J. Thinwallet passed on the tour and the bottle, opting instead for a $13 Old Fashioned made with the company hooch. It was fabulous. Thief is just a few miles from Buffalo Trace if you want something more familiar.
AND FINALLY, NO NEWS IS. . . good enough that one week became two. I broke down Saturday and heard/read about Trump’s indictment and the silly spin applied by all, depending on whether they prefer red ties or blue.
What I Iearned: ‘Bout what I expected. Days were more pleasant. I laughed more, got angry not at all. I do feel a civic obligation to be informed. I think that’s a duty we all must bear if our wonderful way of life is to survive. But I’m done using the news as a means of entertainment.
Many, many years ago, I swore off social media as anything but a means of promoting my work. Don’t read, don’t respond, don’t care. That’s a decent strategy when contemplating becoming better informed about the crazy-stupid planet on which we live.
TUNE O’ THE DAY. . . The aforementioned Mr. Loggins. Slays me every time. I have too much Scottish/Old South blood within me. I’m a sucker for nostalgia, azaleas, the 12th hole and music that makes me cry.
As a sophomore at Georgia Tech in 1982, my Dad was given two badges to the Sunday round at The Masters. He gave them to my brother and me. His friends wife wouldn't let him go because it fell on Easter. I've been a big fan of the resurrection ever since.

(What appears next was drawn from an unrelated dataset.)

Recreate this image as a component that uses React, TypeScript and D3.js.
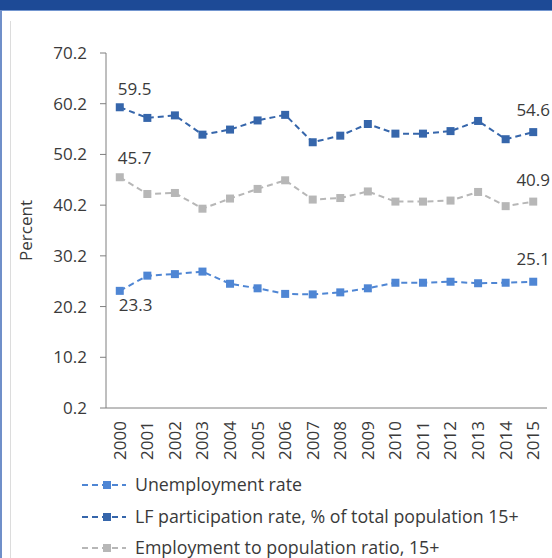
import React from "react";
import * as d3 from "d3";

const years = ["2000","2001","2002","2003","2004","2005","2006","2007","2008","2009","2010","2011","2012","2013","2014","2015"];
const unemployment = [23.3, 26.3, 26.6, 27.1, 24.7, 23.8, 22.7, 22.6, 23.0, 23.8, 24.9, 24.9, 25.1, 24.8, 24.9, 25.1];
const lfParticipation = [59.5, 57.4, 57.9, 54.1, 55.1, 56.9, 58.0, 52.6, 53.9, 56.2, 54.3, 54.3, 54.8, 56.8, 53.2, 54.6];
const employmentRatio = [45.7, 42.4, 42.6, 39.5, 41.5, 43.4, 45.1, 41.3, 41.6, 42.9, 40.9, 40.9, 41.1, 42.8, 40.0, 40.9];
const yTicks = [0.2, 10.2, 20.2, 30.2, 40.2, 50.2, 60.2, 70.2];
const seriesNames = ["Unemployment rate", "LF participation rate, % of total population 15+", "Employment to population ratio, 15+"];
const seriesColors = ["#4f86d4", "#3666ab", "#b7b7b7"];

const FONT = "'Open Sans', 'Noto Sans', sans-serif";
const TEXT = "#3a3a3a";
const FS = 17;

export default function App() {
  const W = 552, H = 558;
  const left = 106, right = 547, top = 53, bottom = 408;
  const x = d3.scaleBand<string>().domain(years).range([left, right]);
  const y = d3.scaleLinear().domain([0.2, 70.2]).range([bottom, top]);
  const cx = (yr: string) => (x(yr) as number) + x.bandwidth() / 2;
  const line = d3.line<number>().x((_, i) => cx(years[i])).y((v) => y(v));
  const series = [unemployment, lfParticipation, employmentRatio];
  const ms = 8;

  const labels: { s: number; i: number; dy: number; anchor: string; dx: number }[] = [
    { s: 1, i: 0, dy: -18, anchor: "start", dx: -2 },
    { s: 2, i: 0, dy: -19, anchor: "start", dx: -2 },
    { s: 0, i: 0, dy: 14, anchor: "start", dx: -1 },
    { s: 1, i: 15, dy: -22, anchor: "middle", dx: 0 },
    { s: 2, i: 15, dy: -22, anchor: "middle", dx: 0 },
    { s: 0, i: 15, dy: -23, anchor: "middle", dx: 0 },
  ];

  const legendY = [485, 517, 548];

  return (
    <svg width={W} height={H} style={{ position: "fixed", left: 0, top: 0, background: "#fff" }} fontFamily={FONT}>
      <rect x={0} y={0} width={W} height={10} fill="#1d4a96" />
      <rect x={0} y={10} width={W} height={1} fill="#7396d0" />
      <rect x={0} y={10} width={2} height={H - 10} fill="#6f8fc9" />
      <rect x={10} y={21} width={1} height={H - 21} fill="#dcdcdc" />

      {/* y axis */}
      <line x1={left} x2={left} y1={top} y2={bottom} stroke="#7f7f7f" strokeWidth={1} />
      {yTicks.map((t) => (
        <g key={t}>
          <line x1={left - 6} x2={left} y1={y(t)} y2={y(t)} stroke="#7f7f7f" strokeWidth={1} />
          <text x={87} y={y(t)} dy="0.35em" textAnchor="end" fontSize={FS} fill={TEXT}>
            {t.toFixed(1)}
          </text>
        </g>
      ))}
      <text transform={`translate(32,${(top + bottom) / 2}) rotate(-90)`} textAnchor="middle" fontSize={FS} fill={TEXT}>
        Percent
      </text>

      {/* x axis */}
      <line x1={left} x2={right} y1={bottom} y2={bottom} stroke="#7f7f7f" strokeWidth={1} />
      {years.map((yr) => (
        <text key={yr} transform={`translate(${cx(yr)},${bottom + 13}) rotate(-90)`} textAnchor="end" dy="0.35em" fontSize={FS} fill={TEXT}>
          {yr}
        </text>
      ))}

      {/* series */}
      {series.map((vals, s) => (
        <g key={s}>
          <path d={line(vals) as string} fill="none" stroke={seriesColors[s]} strokeWidth={2} strokeDasharray="6,4" />
          {vals.map((v, i) => (
            <rect key={i} x={cx(years[i]) - ms / 2} y={y(v) - ms / 2} width={ms} height={ms} fill={seriesColors[s]} />
          ))}
        </g>
      ))}

      {labels.map((l, k) => (
        <text key={k} x={cx(years[l.i]) + l.dx} y={y(series[l.s][l.i]) + l.dy} dy="0.35em" textAnchor={l.anchor} fontSize={FS} fill={TEXT}>
          {series[l.s][l.i].toFixed(1)}
        </text>
      ))}

      {/* legend */}
      {seriesNames.map((name, s) => (
        <g key={name}>
          <line x1={82} x2={126} y1={legendY[s]} y2={legendY[s]} stroke={seriesColors[s]} strokeWidth={2} strokeDasharray="6,4" />
          <rect x={104 - ms / 2 + 3} y={legendY[s] - ms / 2} width={ms} height={ms} fill={seriesColors[s]} />
          <text x={135} y={legendY[s]} dy="0.35em" fontSize={17.8} fill={TEXT}>
            {name}
          </text>
        </g>
      ))}
    </svg>
  );
}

Doc, while 2023 breaks your string of Masters "appearances", it is my first! After years of both my son and me participating in the annual lottery, we finally hit pay dirt. Our tixs to the Wednesday practice day have been guarded in a secure location and are about to be retrieved for our admission onto golf's hallowed ground. This 67 year old is giddy with excitement and blessed that this bucket list item is now at hand. Sounds like the culinary fare may have have boon place for Johnny Thinwallet? $3.00 for those famed pimento cheese sandwiches? Any other suggestions for a first timer (and likely a last timer)?